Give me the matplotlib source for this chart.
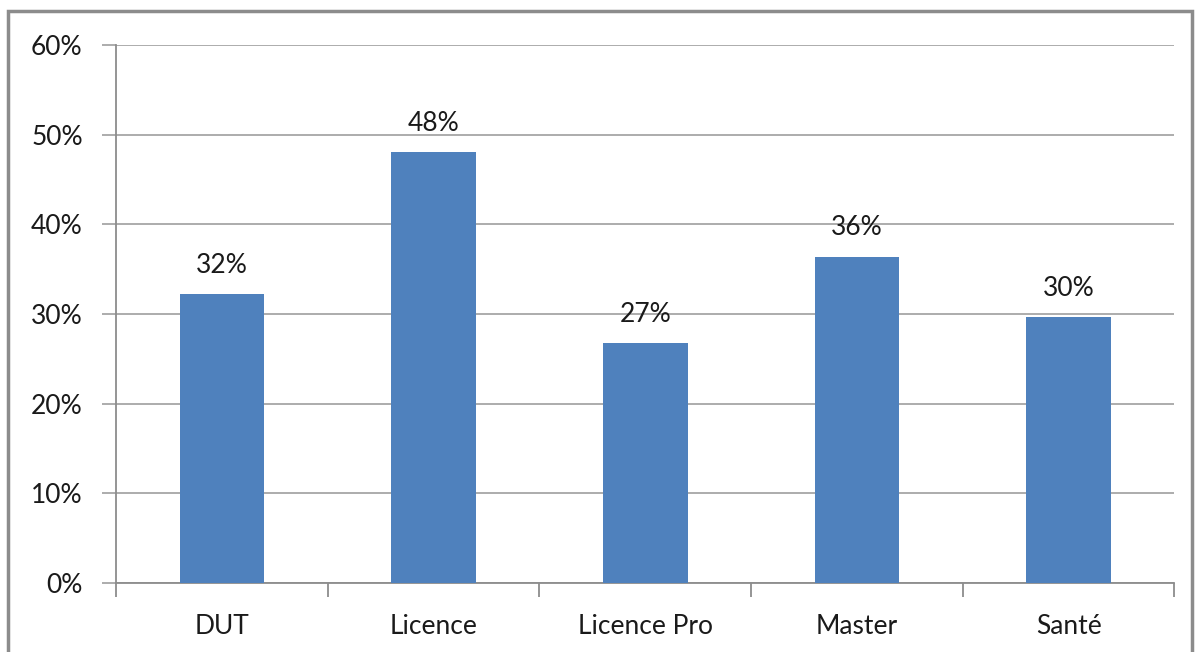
import matplotlib.pyplot as plt
from matplotlib.patches import Rectangle
from matplotlib.ticker import FuncFormatter, MultipleLocator

categories = ['DUT', 'Licence', 'Licence Pro', 'Master', 'Santé']
values = [32.2, 48.1, 26.8, 36.4, 29.7]
labels = ['32%', '48%', '27%', '36%', '30%']

plt.rcParams['font.family'] = ['Lato', 'DejaVu Sans']

fig = plt.figure(figsize=(12, 6.52), dpi=100)
ax = fig.add_axes([0.0967, 0.1058, 0.882, 0.8252])

# outer chart frame
fig.patches.append(Rectangle((0.007, -0.05), 0.986, 1.033, transform=fig.transFigure,
                             fill=False, edgecolor='#8c8c8c', linewidth=2.5))

x = list(range(len(categories)))
ax.bar(x, values, width=0.4, color='#4F81BD', zorder=3)

for xi, v, lab in zip(x, values, labels):
    ax.text(xi, v + 1.8, lab, ha='center', va='bottom', fontsize=19, color='#1a1a1a')

ax.set_xlim(-0.5, len(categories) - 0.5)
ax.set_ylim(0, 60)
ax.yaxis.set_major_locator(MultipleLocator(10))
ax.yaxis.set_major_formatter(FuncFormatter(lambda v, p: f'{v:.0f}%'))
ax.grid(axis='y', color='#a6a6a6', linewidth=1.3, zorder=0)

# category labels centered, ticks on boundaries
ax.set_xticks(x)
ax.set_xticklabels(categories, fontsize=19, color='#1a1a1a')
ax.tick_params(axis='x', length=0, pad=22)
ax.set_xticks([i - 0.5 for i in range(len(categories) + 1)], minor=True)
ax.tick_params(axis='x', which='minor', length=10, width=1.3, color='#8c8c8c', direction='out')
ax.tick_params(axis='y', length=10, width=1.3, color='#a6a6a6', labelsize=19,
               labelcolor='#1a1a1a', pad=14)

for side in ['top', 'right']:
    ax.spines[side].set_visible(False)
for side in ['left', 'bottom']:
    ax.spines[side].set_color('#8c8c8c')
    ax.spines[side].set_linewidth(1.3)

fig.savefig('out.png', dpi=100)
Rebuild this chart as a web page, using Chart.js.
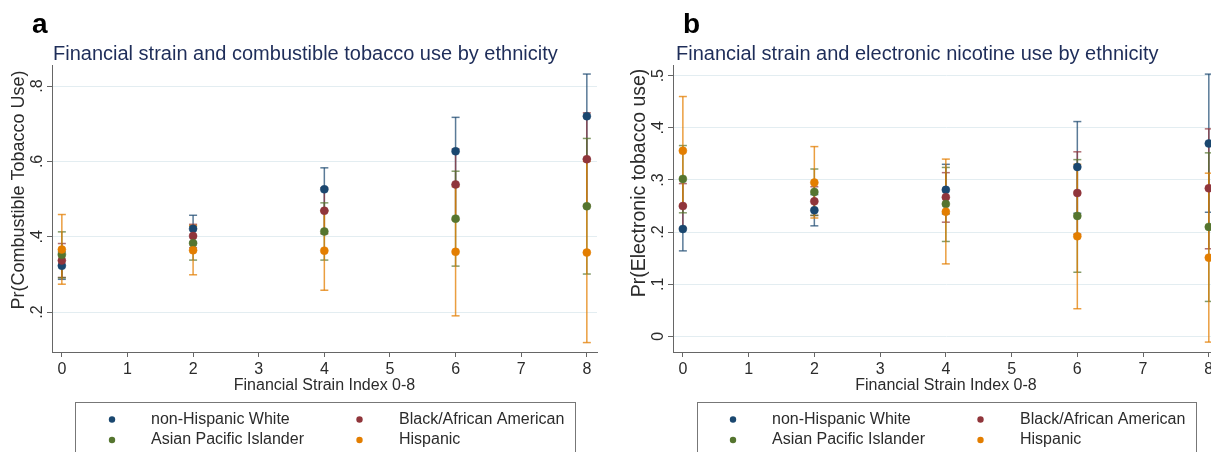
<!DOCTYPE html>
<html>
<head>
<meta charset="utf-8">
<script src="https://cdn.jsdelivr.net/npm/chart.js@4.4.1/dist/chart.umd.min.js"></script>
<style>
  html, body { margin: 0; padding: 0; background: #ffffff; overflow: hidden; width: 1211px; height: 452px; }
  #ca { position: absolute; left: 0; top: 0; }
  #cb { position: absolute; left: 621px; top: 0; }
</style>
</head>
<body>
<canvas id="ca" width="610" height="452"></canvas>
<canvas id="cb" width="610" height="452"></canvas>
<script>
// ---------------- data ----------------
const strainIndex = [0, 2, 4, 6, 8];
const xTicks = [0, 1, 2, 3, 4, 5, 6, 7, 8];
const yTicksA = [0.2, 0.4, 0.6, 0.8];
const yTicksB = [0, 0.1, 0.2, 0.3, 0.4, 0.5];
const seriesNames = ['non-Hispanic White', 'Black/African American', 'Asian Pacific Islander', 'Hispanic'];

// Panel a: Pr(Combustible Tobacco Use)
const combWhite   = [0.323, 0.421, 0.526, 0.627, 0.720];
const combWhiteLo = [0.287, 0.386, 0.470, 0.538, 0.607];
const combWhiteHi = [0.360, 0.457, 0.583, 0.717, 0.832];
const combBlack   = [0.337, 0.402, 0.469, 0.539, 0.606];
const combBlackLo = [0.292, 0.371, 0.408, 0.445, 0.484];
const combBlackHi = [0.382, 0.433, 0.530, 0.633, 0.729];
const combAsian   = [0.352, 0.383, 0.414, 0.448, 0.481];
const combAsianLo = [0.291, 0.338, 0.338, 0.322, 0.301];
const combAsianHi = [0.413, 0.428, 0.490, 0.574, 0.661];
const combHisp    = [0.366, 0.364, 0.363, 0.360, 0.358];
const combHispLo  = [0.274, 0.299, 0.258, 0.190, 0.119];
const combHispHi  = [0.459, 0.430, 0.468, 0.533, 0.600];

// Panel b: Pr(Electronic tobacco use)
const elecWhite   = [0.206, 0.242, 0.281, 0.325, 0.370];
const elecWhiteLo = [0.164, 0.212, 0.235, 0.236, 0.238];
const elecWhiteHi = [0.249, 0.272, 0.330, 0.412, 0.503];
const elecBlack   = [0.250, 0.259, 0.267, 0.275, 0.284];
const elecBlackLo = [0.208, 0.232, 0.219, 0.196, 0.168];
const elecBlackHi = [0.293, 0.287, 0.314, 0.354, 0.398];
const elecAsian   = [0.302, 0.277, 0.254, 0.231, 0.210];
const elecAsianLo = [0.237, 0.232, 0.182, 0.123, 0.067];
const elecAsianHi = [0.366, 0.321, 0.324, 0.339, 0.352];
const elecHisp    = [0.356, 0.295, 0.239, 0.192, 0.151];
const elecHispLo  = [0.252, 0.227, 0.139, 0.053, -0.011];
const elecHispHi  = [0.460, 0.364, 0.340, 0.330, 0.313];

// ---------------- styles ----------------
const markerColors = ['#1a476f', '#90353b', '#55752f', '#e37e00'];
const barColors = ['rgba(26,71,111,0.72)', 'rgba(144,53,59,0.72)', 'rgba(85,117,47,0.72)', 'rgba(227,126,0,0.75)'];
const FONT = '"Liberation Sans", Arial, Helvetica, sans-serif';
Chart.defaults.font.family = FONT;

function errData(lo, hi) {
  const out = [];
  strainIndex.forEach((x, i) => {
    out.push({ x: x, y: lo[i] }, { x: x, y: hi[i] }, { x: x, y: null });
  });
  return out;
}

function buildDatasets(series) {
  const ds = [];
  series.forEach((s, k) => {
    ds.push({
      type: 'line',
      label: s.name + ' 95% CI',
      data: errData(s.lo, s.hi),
      borderColor: barColors[k],
      borderWidth: 1.5,
      pointStyle: 'line',
      pointRadius: 4,
      pointHoverRadius: 4,
      pointBorderColor: barColors[k],
      pointBorderWidth: 1.5,
      spanGaps: false,
      fill: false,
      order: 8 - k
    });
  });
  series.forEach((s, k) => {
    ds.push({
      type: 'line',
      label: s.name,
      data: strainIndex.map((x, i) => ({ x: x, y: s.est[i] })),
      showLine: false,
      pointStyle: 'circle',
      pointRadius: 4,
      pointHoverRadius: 4,
      pointBackgroundColor: markerColors[k],
      pointBorderColor: markerColors[k],
      pointBorderWidth: 0.5,
      order: 4 - k
    });
  });
  return ds;
}

const panelText = {
  id: 'panelText',
  afterDraw(chart, args, o) {
    const ctx = chart.ctx;
    ctx.save();
    // panel letter
    ctx.fillStyle = '#000000';
    ctx.textAlign = 'left';
    ctx.textBaseline = 'alphabetic';
    ctx.font = 'bold 28px ' + FONT;
    ctx.fillText(o.letter, o.letterX, 33);
    // title
    ctx.fillStyle = '#1e2d59';
    ctx.font = '20px ' + FONT;
    ctx.fillText(o.title, o.titleX, 60);
    // y axis title
    ctx.save();
    ctx.translate(o.yTitleX, o.yTitleY);
    ctx.rotate(-Math.PI / 2);
    ctx.textAlign = 'center';
    ctx.textBaseline = 'middle';
    ctx.fillStyle = '#2b2b2b';
    ctx.font = o.yTitleSize + 'px ' + FONT;
    ctx.fillText(o.yTitle, 0, 0);
    ctx.restore();
    // legend box
    ctx.strokeStyle = '#777777';
    ctx.lineWidth = 1;
    ctx.strokeRect(o.legL + 0.5, 402.5, o.legR - o.legL, 80);
    const dotX = [112, 359.5];
    const textX = [151, 399];
    const rowY = [419.5, 440];
    ctx.font = '16px ' + FONT;
    ctx.textBaseline = 'middle';
    ctx.textAlign = 'left';
    seriesNames.forEach((name, i) => {
      const col = i % 2, row = Math.floor(i / 2);
      ctx.fillStyle = markerColors[i];
      ctx.beginPath();
      ctx.arc(dotX[col], rowY[row], 3.2, 0, Math.PI * 2);
      ctx.fill();
      ctx.fillStyle = '#2b2b2b';
      ctx.fillText(name, textX[col], rowY[row]);
    });
    ctx.restore();
  }
};

function makeChart(id, series, yMin, yMax, yTicks, text, padRight) {
  return new Chart(document.getElementById(id), {
    type: 'line',
    data: { datasets: buildDatasets(series) },
    plugins: [panelText],
    options: {
      responsive: false,
      animation: false,
      events: [],
      devicePixelRatio: 1,
      layout: { padding: { left: 0, top: 65, right: padRight, bottom: 50 } },
      plugins: {
        legend: { display: false },
        tooltip: { enabled: false },
        title: { display: false },
        panelText: text
      },
      scales: {
        x: {
          type: 'linear',
          min: -0.15,
          max: 8.155,
          afterBuildTicks: s => { s.ticks = xTicks.map(v => ({ value: v })); },
          afterFit: s => { s.height = 50; },
          grid: { drawOnChartArea: false, drawTicks: true, tickLength: 5, tickColor: '#666666', tickWidth: 1 },
          border: { display: true, color: '#666666', width: 1 },
          ticks: { padding: 3, color: '#2b2b2b', font: { size: 16 }, maxRotation: 0, minRotation: 0, autoSkip: false },
          title: { display: true, text: 'Financial Strain Index 0-8', color: '#2b2b2b', font: { size: 16 }, padding: { top: 0, bottom: 6.5 } }
        },
        y: {
          type: 'linear',
          min: yMin,
          max: yMax,
          afterBuildTicks: s => { s.ticks = yTicks.map(v => ({ value: v })); },
          afterFit: s => { s.width = 52; },
          grid: { color: '#e3edf1', lineWidth: 1, drawTicks: true, tickLength: 5, tickColor: '#666666', tickWidth: 1 },
          border: { display: true, color: '#666666', width: 1 },
          ticks: {
            padding: 3,
            color: '#2b2b2b',
            font: { size: 16 },
            minRotation: 90,
            maxRotation: 90,
            crossAlign: 'center',
            autoSkip: false,
            callback: v => (v === 0 ? '0' : String(Number(v.toFixed(2))).replace(/^0\./, '.'))
          }
        }
      }
    }
  });
}

const seriesA = [
  { name: seriesNames[0], est: combWhite, lo: combWhiteLo, hi: combWhiteHi },
  { name: seriesNames[1], est: combBlack, lo: combBlackLo, hi: combBlackHi },
  { name: seriesNames[2], est: combAsian, lo: combAsianLo, hi: combAsianHi },
  { name: seriesNames[3], est: combHisp,  lo: combHispLo,  hi: combHispHi }
];
const seriesB = [
  { name: seriesNames[0], est: elecWhite, lo: elecWhiteLo, hi: elecWhiteHi },
  { name: seriesNames[1], est: elecBlack, lo: elecBlackLo, hi: elecBlackHi },
  { name: seriesNames[2], est: elecAsian, lo: elecAsianLo, hi: elecAsianHi },
  { name: seriesNames[3], est: elecHisp,  lo: elecHispLo,  hi: elecHispHi }
];

makeChart('ca', seriesA, 0.094, 0.856, yTicksA, {
  letter: 'a', letterX: 32,
  title: 'Financial strain and combustible tobacco use by ethnicity', titleX: 53,
  yTitle: 'Pr(Combustible Tobacco Use)', yTitleX: 19, yTitleY: 190, yTitleSize: 18,
  legL: 75, legR: 575
}, 13);

makeChart('cb', seriesB, -0.030, 0.5205, yTicksB, {
  letter: 'b', letterX: 62,
  title: 'Financial strain and electronic nicotine use by ethnicity', titleX: 55,
  yTitle: 'Pr(Electronic tobacco use)', yTitleX: 19, yTitleY: 183, yTitleSize: 19.5,
  legL: 76, legR: 575
}, 12);
</script>
</body>
</html>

..............................

- **SHORT TASK**
Answer with one number: how many lines of the entries above include the word "this".

- **EXERCISE RESPONSE**
2